# Gerbils sleeping habits



## holly1 (Aug 10, 2010)

Will a gerbil need a little house to sleep in?
What is the best sort to get? 
What bedding should I be using,and how much,and how should it be laid out?
I wont use (even if its suggested) the bedding that is like cotton wool.
We had a hamster as kids,and somehow,this stuff got wrapped around and around her leg.Cut of her cirrculation.We managed to get it off,causing her pain and stress.She then had a deformed foot,poor girl.


----------



## blue butterfly (Jan 3, 2010)

I always give my gerbils a little house to sleep in but more often than not they all drag the bedding somewhere else (usually mixed into the megazorb) and sleep in there.

You can get little houses from any pet shop, just make sure it's big enough for 2 so they both fit!

I just get the soft shredded bedding from the local pet shop, a huge bag for £3, lasts me ages. I put a good 2 handfuls in their house. And then I get toilet paper sheets and shred them up and just drop them in the tanks so they can carry them off to where they want them.

Hope that helps.


----------



## emihawk (Jul 16, 2010)

If you're going to give them a house give them a little wooden one so they can chew on it. 
For bedding I would go with something like carefresh, however you can use shredded cardboard and paper as well.

If you have lots of questions feel free to pm me, I'm always happy to help


----------



## Tigerneko (Jan 2, 2009)

Will a gerbil need a little house to sleep in?
Yes

What is the best sort to get? 
Either wooden or 'grass' (you can get grass houses from most pet shops) either way, as long as it is safe for them to eat and not plastic, then it should be fine.
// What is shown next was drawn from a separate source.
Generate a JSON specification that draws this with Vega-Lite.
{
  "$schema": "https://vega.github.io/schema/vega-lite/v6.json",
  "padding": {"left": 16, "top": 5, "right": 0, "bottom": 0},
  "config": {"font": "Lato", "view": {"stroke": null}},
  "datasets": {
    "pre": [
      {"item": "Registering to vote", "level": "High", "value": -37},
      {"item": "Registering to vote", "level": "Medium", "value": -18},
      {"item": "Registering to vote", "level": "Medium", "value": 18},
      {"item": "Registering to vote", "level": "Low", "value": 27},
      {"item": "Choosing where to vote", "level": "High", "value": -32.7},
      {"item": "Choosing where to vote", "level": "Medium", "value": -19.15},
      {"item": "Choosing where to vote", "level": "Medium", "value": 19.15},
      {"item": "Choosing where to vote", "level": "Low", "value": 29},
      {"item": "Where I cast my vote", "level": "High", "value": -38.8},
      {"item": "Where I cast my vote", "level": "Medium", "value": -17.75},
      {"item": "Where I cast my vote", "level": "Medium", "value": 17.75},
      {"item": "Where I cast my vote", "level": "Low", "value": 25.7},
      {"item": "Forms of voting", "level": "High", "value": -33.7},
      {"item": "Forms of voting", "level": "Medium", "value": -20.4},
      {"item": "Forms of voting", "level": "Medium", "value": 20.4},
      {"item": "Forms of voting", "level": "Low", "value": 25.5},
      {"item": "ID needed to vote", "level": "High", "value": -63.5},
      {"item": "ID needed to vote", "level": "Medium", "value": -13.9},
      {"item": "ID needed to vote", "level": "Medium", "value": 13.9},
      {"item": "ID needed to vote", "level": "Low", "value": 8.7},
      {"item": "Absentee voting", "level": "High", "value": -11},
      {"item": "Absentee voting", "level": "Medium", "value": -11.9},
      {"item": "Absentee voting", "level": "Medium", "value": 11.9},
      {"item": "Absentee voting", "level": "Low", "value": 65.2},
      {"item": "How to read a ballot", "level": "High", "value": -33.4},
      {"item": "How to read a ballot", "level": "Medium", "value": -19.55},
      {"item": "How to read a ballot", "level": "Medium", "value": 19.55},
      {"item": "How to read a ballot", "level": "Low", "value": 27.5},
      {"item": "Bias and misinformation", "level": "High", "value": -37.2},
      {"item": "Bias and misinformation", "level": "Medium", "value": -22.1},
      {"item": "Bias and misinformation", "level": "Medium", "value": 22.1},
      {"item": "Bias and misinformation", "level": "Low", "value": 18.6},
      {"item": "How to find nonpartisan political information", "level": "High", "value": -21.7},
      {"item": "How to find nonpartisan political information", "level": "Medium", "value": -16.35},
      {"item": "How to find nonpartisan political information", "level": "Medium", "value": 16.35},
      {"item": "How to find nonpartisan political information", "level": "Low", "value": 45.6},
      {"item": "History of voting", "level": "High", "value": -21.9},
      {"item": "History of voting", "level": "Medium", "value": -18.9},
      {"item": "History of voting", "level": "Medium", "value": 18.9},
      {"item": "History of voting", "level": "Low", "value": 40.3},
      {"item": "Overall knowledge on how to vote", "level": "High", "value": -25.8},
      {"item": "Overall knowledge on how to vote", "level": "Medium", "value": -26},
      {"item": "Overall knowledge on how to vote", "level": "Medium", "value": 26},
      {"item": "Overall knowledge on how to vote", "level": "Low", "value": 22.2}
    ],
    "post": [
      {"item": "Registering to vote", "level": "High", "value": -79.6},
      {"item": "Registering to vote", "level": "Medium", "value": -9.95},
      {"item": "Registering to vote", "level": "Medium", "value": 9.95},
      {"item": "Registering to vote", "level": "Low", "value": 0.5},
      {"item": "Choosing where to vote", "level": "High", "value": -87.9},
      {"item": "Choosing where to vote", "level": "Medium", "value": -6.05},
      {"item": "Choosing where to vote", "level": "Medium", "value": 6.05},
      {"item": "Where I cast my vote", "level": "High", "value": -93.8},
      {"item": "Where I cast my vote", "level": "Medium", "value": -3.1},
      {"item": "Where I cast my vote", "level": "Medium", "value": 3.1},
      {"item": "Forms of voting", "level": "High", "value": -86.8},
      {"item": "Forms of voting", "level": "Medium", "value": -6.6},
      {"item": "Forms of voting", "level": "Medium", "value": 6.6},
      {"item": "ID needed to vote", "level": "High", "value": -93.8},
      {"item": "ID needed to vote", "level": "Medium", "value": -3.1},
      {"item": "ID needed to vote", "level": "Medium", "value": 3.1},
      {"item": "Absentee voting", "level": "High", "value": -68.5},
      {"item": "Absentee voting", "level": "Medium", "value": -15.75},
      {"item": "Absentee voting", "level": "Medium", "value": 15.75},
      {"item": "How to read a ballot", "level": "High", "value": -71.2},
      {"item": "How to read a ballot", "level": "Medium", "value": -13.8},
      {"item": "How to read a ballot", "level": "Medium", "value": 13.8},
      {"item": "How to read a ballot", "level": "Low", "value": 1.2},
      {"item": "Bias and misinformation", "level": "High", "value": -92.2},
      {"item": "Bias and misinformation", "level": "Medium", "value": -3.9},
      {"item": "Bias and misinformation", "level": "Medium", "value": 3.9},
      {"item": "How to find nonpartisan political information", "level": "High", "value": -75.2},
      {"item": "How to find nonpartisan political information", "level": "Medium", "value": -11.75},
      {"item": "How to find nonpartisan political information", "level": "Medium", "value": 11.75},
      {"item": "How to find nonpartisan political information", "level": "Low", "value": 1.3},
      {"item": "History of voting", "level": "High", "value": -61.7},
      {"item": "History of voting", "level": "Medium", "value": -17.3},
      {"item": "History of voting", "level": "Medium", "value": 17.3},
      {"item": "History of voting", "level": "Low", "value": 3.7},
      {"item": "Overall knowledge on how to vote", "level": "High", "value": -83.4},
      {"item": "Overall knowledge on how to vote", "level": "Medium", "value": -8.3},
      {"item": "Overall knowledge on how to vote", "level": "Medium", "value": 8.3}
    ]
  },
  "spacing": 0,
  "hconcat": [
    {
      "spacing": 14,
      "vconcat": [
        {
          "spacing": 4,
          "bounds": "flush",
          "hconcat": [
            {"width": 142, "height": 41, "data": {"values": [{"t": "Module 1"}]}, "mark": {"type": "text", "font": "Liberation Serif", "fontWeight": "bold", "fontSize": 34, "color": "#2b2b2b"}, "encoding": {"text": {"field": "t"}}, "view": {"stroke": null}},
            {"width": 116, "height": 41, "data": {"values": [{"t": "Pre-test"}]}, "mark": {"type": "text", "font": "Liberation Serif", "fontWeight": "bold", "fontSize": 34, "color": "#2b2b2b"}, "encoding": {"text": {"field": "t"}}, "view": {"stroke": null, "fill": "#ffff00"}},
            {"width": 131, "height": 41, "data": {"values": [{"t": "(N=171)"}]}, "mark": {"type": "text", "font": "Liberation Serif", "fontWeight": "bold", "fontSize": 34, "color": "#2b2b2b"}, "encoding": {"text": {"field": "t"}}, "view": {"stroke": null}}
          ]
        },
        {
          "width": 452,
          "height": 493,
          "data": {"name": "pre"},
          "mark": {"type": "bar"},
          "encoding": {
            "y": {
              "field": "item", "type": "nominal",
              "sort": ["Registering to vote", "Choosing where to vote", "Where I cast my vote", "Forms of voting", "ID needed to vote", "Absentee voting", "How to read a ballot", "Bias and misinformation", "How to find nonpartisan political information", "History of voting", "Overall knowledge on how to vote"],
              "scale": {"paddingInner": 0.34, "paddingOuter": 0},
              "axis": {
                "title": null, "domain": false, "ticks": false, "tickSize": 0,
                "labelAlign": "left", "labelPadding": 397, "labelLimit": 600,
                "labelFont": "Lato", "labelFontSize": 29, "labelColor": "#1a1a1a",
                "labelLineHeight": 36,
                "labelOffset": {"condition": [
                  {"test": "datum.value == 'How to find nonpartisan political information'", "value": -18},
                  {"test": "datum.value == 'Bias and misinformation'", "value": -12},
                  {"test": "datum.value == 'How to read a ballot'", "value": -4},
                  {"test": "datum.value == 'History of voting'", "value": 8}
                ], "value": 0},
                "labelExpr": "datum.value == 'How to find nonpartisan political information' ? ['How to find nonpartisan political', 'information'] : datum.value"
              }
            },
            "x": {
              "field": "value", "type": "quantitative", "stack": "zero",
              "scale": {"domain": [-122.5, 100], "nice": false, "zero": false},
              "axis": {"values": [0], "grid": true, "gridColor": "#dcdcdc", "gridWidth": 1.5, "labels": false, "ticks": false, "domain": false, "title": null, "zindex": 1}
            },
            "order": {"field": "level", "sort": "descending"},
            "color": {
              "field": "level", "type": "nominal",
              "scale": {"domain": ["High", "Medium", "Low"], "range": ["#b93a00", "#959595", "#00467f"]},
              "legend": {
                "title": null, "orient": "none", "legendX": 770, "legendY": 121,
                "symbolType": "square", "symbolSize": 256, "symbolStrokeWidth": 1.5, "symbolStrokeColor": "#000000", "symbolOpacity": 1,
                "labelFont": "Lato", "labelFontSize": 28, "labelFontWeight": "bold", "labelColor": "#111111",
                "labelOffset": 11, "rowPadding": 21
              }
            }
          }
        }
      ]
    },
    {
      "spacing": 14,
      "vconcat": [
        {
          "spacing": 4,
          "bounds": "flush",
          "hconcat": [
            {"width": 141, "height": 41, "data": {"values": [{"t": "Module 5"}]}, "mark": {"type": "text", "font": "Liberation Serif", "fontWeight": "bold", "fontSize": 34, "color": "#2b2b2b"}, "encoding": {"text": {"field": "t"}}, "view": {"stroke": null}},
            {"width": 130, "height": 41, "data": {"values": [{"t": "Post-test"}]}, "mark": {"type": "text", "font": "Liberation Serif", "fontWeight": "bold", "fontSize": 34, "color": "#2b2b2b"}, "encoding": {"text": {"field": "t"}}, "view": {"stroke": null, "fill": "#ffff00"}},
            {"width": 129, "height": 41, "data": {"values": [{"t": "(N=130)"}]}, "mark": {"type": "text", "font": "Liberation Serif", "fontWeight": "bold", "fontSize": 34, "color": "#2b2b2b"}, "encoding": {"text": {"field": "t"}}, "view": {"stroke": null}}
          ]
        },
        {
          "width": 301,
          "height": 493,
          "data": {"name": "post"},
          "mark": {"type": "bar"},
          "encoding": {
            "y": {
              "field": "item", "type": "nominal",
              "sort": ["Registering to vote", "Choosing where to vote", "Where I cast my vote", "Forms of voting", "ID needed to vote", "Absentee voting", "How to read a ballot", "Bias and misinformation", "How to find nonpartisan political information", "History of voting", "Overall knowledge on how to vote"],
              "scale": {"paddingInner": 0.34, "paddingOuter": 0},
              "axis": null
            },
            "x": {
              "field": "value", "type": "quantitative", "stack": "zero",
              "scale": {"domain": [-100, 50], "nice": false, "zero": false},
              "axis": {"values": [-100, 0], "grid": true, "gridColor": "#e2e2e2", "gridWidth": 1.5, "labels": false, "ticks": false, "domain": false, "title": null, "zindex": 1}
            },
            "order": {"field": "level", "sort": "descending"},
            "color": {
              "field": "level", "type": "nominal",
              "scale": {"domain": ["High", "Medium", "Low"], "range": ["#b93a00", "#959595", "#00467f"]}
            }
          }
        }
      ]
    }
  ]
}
What bedding should I be using,and how much,and how should it be laid out?
Anything soft and not to small or 'bitty' (although you know that from experience) best stuff is toilet paper or the soft shredded paper type stuff. I'd usually put about one and a half to two handfuls in, the gerbils will shred it to their liking  and just plonk it anywhere! I spread it out across the tank so that they have to work to collect it up and can put it wherever they want, it's fun for them and fun for you to watch


----------



## lolabloob (Mar 30, 2010)

if u r getting a wooden house dont get the one thats like a a tiki and is made of like intertwined sticks from pets at home. i got my gerbil that one and he had it in small pieces within half an hour. he also had a plastic one in shreds in two days. we got him the wee logs u can get that u can bend and made a wee arch and he sleeps under it haha xx


----------